══ Data excerpt ══

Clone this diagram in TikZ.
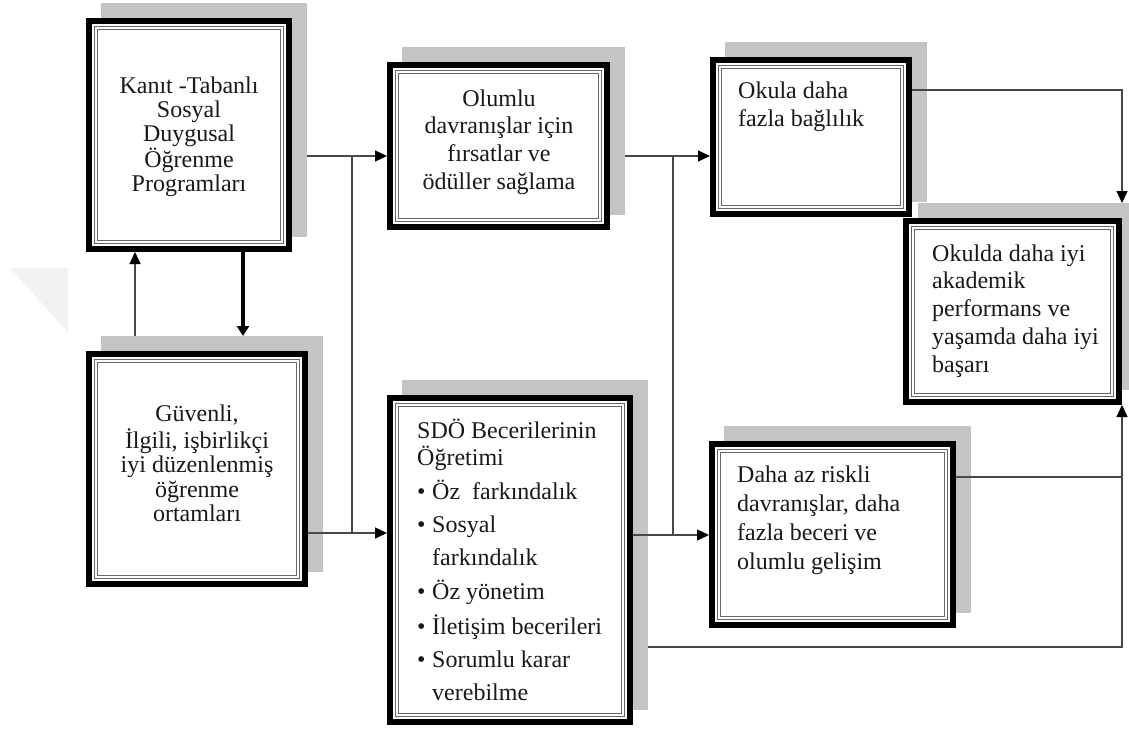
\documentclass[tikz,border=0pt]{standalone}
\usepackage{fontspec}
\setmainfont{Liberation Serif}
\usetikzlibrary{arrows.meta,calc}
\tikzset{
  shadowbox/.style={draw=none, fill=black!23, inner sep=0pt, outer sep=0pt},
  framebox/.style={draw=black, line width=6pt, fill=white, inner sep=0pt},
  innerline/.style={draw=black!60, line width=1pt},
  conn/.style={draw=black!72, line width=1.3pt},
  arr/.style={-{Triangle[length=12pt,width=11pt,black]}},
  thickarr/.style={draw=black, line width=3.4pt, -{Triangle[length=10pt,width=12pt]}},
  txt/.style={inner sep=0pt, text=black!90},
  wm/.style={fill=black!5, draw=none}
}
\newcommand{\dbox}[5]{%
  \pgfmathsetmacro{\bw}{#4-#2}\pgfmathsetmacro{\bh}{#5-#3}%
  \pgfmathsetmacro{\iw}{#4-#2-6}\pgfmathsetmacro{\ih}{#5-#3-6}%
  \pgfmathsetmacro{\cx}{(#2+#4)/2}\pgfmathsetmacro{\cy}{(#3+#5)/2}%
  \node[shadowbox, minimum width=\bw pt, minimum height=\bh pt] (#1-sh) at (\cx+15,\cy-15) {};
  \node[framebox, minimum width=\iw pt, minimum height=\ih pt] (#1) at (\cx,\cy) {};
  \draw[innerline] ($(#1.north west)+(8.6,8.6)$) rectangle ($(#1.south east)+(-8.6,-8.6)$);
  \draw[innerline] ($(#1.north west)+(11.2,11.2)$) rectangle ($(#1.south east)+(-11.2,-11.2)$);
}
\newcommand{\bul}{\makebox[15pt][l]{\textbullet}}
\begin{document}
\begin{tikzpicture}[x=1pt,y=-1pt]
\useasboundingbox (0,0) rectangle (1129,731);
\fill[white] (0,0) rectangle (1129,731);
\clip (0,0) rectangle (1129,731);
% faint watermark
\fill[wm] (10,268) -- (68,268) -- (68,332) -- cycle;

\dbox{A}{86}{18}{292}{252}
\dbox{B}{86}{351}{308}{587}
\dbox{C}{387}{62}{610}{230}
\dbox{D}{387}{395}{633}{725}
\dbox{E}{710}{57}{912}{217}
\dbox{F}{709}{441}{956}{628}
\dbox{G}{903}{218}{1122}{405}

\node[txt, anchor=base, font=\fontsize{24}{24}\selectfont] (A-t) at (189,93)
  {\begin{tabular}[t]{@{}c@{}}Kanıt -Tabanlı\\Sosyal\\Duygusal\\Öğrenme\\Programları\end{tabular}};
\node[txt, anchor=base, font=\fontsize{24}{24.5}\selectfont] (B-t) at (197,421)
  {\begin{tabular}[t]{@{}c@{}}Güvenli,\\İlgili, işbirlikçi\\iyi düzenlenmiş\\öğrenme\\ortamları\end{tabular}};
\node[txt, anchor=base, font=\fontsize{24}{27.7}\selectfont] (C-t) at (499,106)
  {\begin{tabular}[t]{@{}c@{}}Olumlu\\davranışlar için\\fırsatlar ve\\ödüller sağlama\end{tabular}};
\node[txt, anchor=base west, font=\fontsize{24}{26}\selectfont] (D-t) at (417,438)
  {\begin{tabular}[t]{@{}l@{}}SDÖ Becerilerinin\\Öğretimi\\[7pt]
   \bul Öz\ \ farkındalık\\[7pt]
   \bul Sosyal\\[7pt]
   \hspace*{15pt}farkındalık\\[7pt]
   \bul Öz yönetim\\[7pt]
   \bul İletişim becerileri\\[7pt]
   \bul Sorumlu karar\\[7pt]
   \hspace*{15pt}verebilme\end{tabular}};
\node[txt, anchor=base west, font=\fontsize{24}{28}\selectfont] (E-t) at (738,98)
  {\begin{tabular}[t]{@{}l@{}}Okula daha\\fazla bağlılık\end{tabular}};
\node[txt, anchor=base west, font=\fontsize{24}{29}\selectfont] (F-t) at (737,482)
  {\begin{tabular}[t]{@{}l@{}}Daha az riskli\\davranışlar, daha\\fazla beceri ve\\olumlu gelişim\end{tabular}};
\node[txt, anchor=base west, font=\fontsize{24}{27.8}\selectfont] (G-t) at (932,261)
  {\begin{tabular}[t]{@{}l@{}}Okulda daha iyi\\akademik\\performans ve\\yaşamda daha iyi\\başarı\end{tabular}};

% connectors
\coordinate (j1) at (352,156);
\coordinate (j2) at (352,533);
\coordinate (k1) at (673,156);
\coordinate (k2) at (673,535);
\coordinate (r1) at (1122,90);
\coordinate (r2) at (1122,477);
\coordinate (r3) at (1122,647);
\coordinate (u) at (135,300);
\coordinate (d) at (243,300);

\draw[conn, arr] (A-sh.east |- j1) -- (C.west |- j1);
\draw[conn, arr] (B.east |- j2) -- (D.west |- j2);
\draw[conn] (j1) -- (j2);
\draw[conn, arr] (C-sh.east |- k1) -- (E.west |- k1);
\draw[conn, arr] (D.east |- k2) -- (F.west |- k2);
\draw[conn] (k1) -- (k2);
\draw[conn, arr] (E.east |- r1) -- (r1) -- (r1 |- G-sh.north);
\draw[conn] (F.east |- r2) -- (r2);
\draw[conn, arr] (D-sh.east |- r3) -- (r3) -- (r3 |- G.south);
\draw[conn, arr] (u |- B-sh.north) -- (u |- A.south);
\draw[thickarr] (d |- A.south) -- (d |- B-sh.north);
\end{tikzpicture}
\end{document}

═══

### Task description
Reproduce the whole listing above word for word, but not its pictures.

### Completed task
Clone this diagram in TikZ.
\documentclass[tikz,border=0pt]{standalone}
\usepackage{fontspec}
\setmainfont{Liberation Serif}
\usetikzlibrary{arrows.meta,calc}
\tikzset{
  shadowbox/.style={draw=none, fill=black!23, inner sep=0pt, outer sep=0pt},
  framebox/.style={draw=black, line width=6pt, fill=white, inner sep=0pt},
  innerline/.style={draw=black!60, line width=1pt},
  conn/.style={draw=black!72, line width=1.3pt},
  arr/.style={-{Triangle[length=12pt,width=11pt,black]}},
  thickarr/.style={draw=black, line width=3.4pt, -{Triangle[length=10pt,width=12pt]}},
  txt/.style={inner sep=0pt, text=black!90},
  wm/.style={fill=black!5, draw=none}
}
\newcommand{\dbox}[5]{%
  \pgfmathsetmacro{\bw}{#4-#2}\pgfmathsetmacro{\bh}{#5-#3}%
  \pgfmathsetmacro{\iw}{#4-#2-6}\pgfmathsetmacro{\ih}{#5-#3-6}%
  \pgfmathsetmacro{\cx}{(#2+#4)/2}\pgfmathsetmacro{\cy}{(#3+#5)/2}%
  \node[shadowbox, minimum width=\bw pt, minimum height=\bh pt] (#1-sh) at (\cx+15,\cy-15) {};
  \node[framebox, minimum width=\iw pt, minimum height=\ih pt] (#1) at (\cx,\cy) {};
  \draw[innerline] ($(#1.north west)+(8.6,8.6)$) rectangle ($(#1.south east)+(-8.6,-8.6)$);
  \draw[innerline] ($(#1.north west)+(11.2,11.2)$) rectangle ($(#1.south east)+(-11.2,-11.2)$);
}
\newcommand{\bul}{\makebox[15pt][l]{\textbullet}}
\begin{document}
\begin{tikzpicture}[x=1pt,y=-1pt]
\useasboundingbox (0,0) rectangle (1129,731);
\fill[white] (0,0) rectangle (1129,731);
\clip (0,0) rectangle (1129,731);
% faint watermark
\fill[wm] (10,268) -- (68,268) -- (68,332) -- cycle;

\dbox{A}{86}{18}{292}{252}
\dbox{B}{86}{351}{308}{587}
\dbox{C}{387}{62}{610}{230}
\dbox{D}{387}{395}{633}{725}
\dbox{E}{710}{57}{912}{217}
\dbox{F}{709}{441}{956}{628}
\dbox{G}{903}{218}{1122}{405}

\node[txt, anchor=base, font=\fontsize{24}{24}\selectfont] (A-t) at (189,93)
  {\begin{tabular}[t]{@{}c@{}}Kanıt -Tabanlı\\Sosyal\\Duygusal\\Öğrenme\\Programları\end{tabular}};
\node[txt, anchor=base, font=\fontsize{24}{24.5}\selectfont] (B-t) at (197,421)
  {\begin{tabular}[t]{@{}c@{}}Güvenli,\\İlgili, işbirlikçi\\iyi düzenlenmiş\\öğrenme\\ortamları\end{tabular}};
\node[txt, anchor=base, font=\fontsize{24}{27.7}\selectfont] (C-t) at (499,106)
  {\begin{tabular}[t]{@{}c@{}}Olumlu\\davranışlar için\\fırsatlar ve\\ödüller sağlama\end{tabular}};
\node[txt, anchor=base west, font=\fontsize{24}{26}\selectfont] (D-t) at (417,438)
  {\begin{tabular}[t]{@{}l@{}}SDÖ Becerilerinin\\Öğretimi\\[7pt]
   \bul Öz\ \ farkındalık\\[7pt]
   \bul Sosyal\\[7pt]
   \hspace*{15pt}farkındalık\\[7pt]
   \bul Öz yönetim\\[7pt]
   \bul İletişim becerileri\\[7pt]
   \bul Sorumlu karar\\[7pt]
   \hspace*{15pt}verebilme\end{tabular}};
\node[txt, anchor=base west, font=\fontsize{24}{28}\selectfont] (E-t) at (738,98)
  {\begin{tabular}[t]{@{}l@{}}Okula daha\\fazla bağlılık\end{tabular}};
\node[txt, anchor=base west, font=\fontsize{24}{29}\selectfont] (F-t) at (737,482)
  {\begin{tabular}[t]{@{}l@{}}Daha az riskli\\davranışlar, daha\\fazla beceri ve\\olumlu gelişim\end{tabular}};
\node[txt, anchor=base west, font=\fontsize{24}{27.8}\selectfont] (G-t) at (932,261)
  {\begin{tabular}[t]{@{}l@{}}Okulda daha iyi\\akademik\\performans ve\\yaşamda daha iyi\\başarı\end{tabular}};

% connectors
\coordinate (j1) at (352,156);
\coordinate (j2) at (352,533);
\coordinate (k1) at (673,156);
\coordinate (k2) at (673,535);
\coordinate (r1) at (1122,90);
\coordinate (r2) at (1122,477);
\coordinate (r3) at (1122,647);
\coordinate (u) at (135,300);
\coordinate (d) at (243,300);

\draw[conn, arr] (A-sh.east |- j1) -- (C.west |- j1);
\draw[conn, arr] (B.east |- j2) -- (D.west |- j2);
\draw[conn] (j1) -- (j2);
\draw[conn, arr] (C-sh.east |- k1) -- (E.west |- k1);
\draw[conn, arr] (D.east |- k2) -- (F.west |- k2);
\draw[conn] (k1) -- (k2);
\draw[conn, arr] (E.east |- r1) -- (r1) -- (r1 |- G-sh.north);
\draw[conn] (F.east |- r2) -- (r2);
\draw[conn, arr] (D-sh.east |- r3) -- (r3) -- (r3 |- G.south);
\draw[conn, arr] (u |- B-sh.north) -- (u |- A.south);
\draw[thickarr] (d |- A.south) -- (d |- B-sh.north);
\end{tikzpicture}
\end{document}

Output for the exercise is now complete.